The For the People Act, a version of which has already passed the Democrat-controlled House and is set for debate in the Senate Rules Committee on Tuesday, faces steep odds in the Senate. The legislation rewrites federal campaign finance laws, set out new ethics requirements for the President and Supreme Court justices and makes broad changes in election administration, from registration to early voting. It has garnered no GOP support, ensuring it won’t overcome the 60-vote threshold needed to overcome a filibuster fight. And it has been met with hesitation by some Democrats, including West Virginia Sen. Joe Machin, who have shown little appetite to gut the filibuster and propel the bill forward.

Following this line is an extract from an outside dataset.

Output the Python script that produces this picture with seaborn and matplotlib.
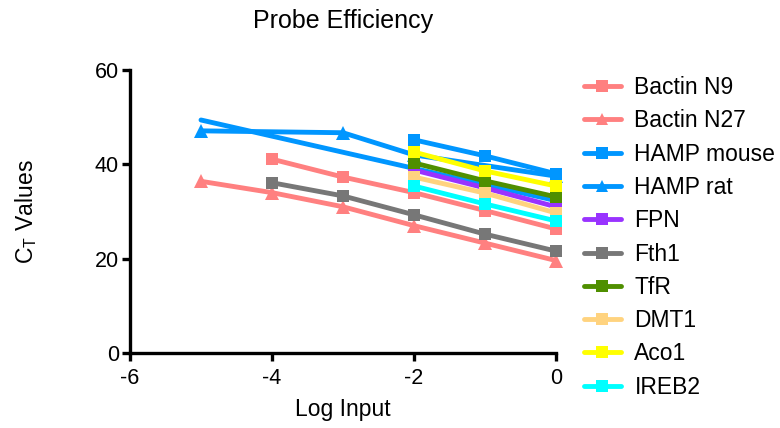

But the pressure has grown on Democrats to take action as Republicans in battleground states, including Georgia, Florida and Arizona, passed new voting restrictions into law this year, with dozens of other states considering some type limitations on voting. Tuesday’s Senate committee hearing offers Democrats an opportunity to rail against the recent flood of voting restrictions, while providing an opening for more liberal members to make the case for eliminating the filibuster.

    “I think that the national government must play a role in making sure that elections are unfettered,” House Majority Whip Jim Clyburn told CNN’s Jake Tapper on Sunday. “I hold out hope that nobody is going to allow the filibuster to take away voting rights or any other constitutional right. The vote filibuster is all about extending debate. It is not about denying civil and basic constitutional rights.”

      Both Clyburn and Manchin have suggested they are open to a compromise on voting rights legislation, though there appears to be little movement among Republicans.

        Conservatives see defeating the bill as a top priority both to ensure the filibuster remains intact and to block what they see as federal overreach into state elections. Senate Minority Leader Mitch McConnell has been particularly critical of the bill, calling it “a stunning one-party takeover of voting laws and elections in our country.”

        A spokesman for McConnell said the Kentucky Republican plans to be an active participant in Tuesday’s hearing. Both sides are preparing for a long-slog debate, with a slew of amendments from Republicans.

          Outside money fuels voting fight

          The upcoming Senate fight has ratcheted up the rhetoric around voting rights — with Democrats likening new restrictions to “Jim Crow 2.0” — and energized outside groups on both sides of the aisle.

          On the right, Americans for Prosperity, a group tied to Kansas billionaire Charles Koch, is spending about $500,000 on its “Don’t Bust the Filibuster” initiative — which includes radio and digital ads targeting several Democratic senators. They include Manchin of West Virginia and Kyrsten Sinema of Arizona, who have been cool to overturning Senate rules.

          Another group, the Election Transparency Initiative, is running its own digital campaign urging key Democratic senators to “stand strong” on the filibuster. The conservative organization, run by former Trump administration official Ken Cuccinelli, launched this year to focus on promoting new election laws at the state level and combating the For the People Act proposals in Congress.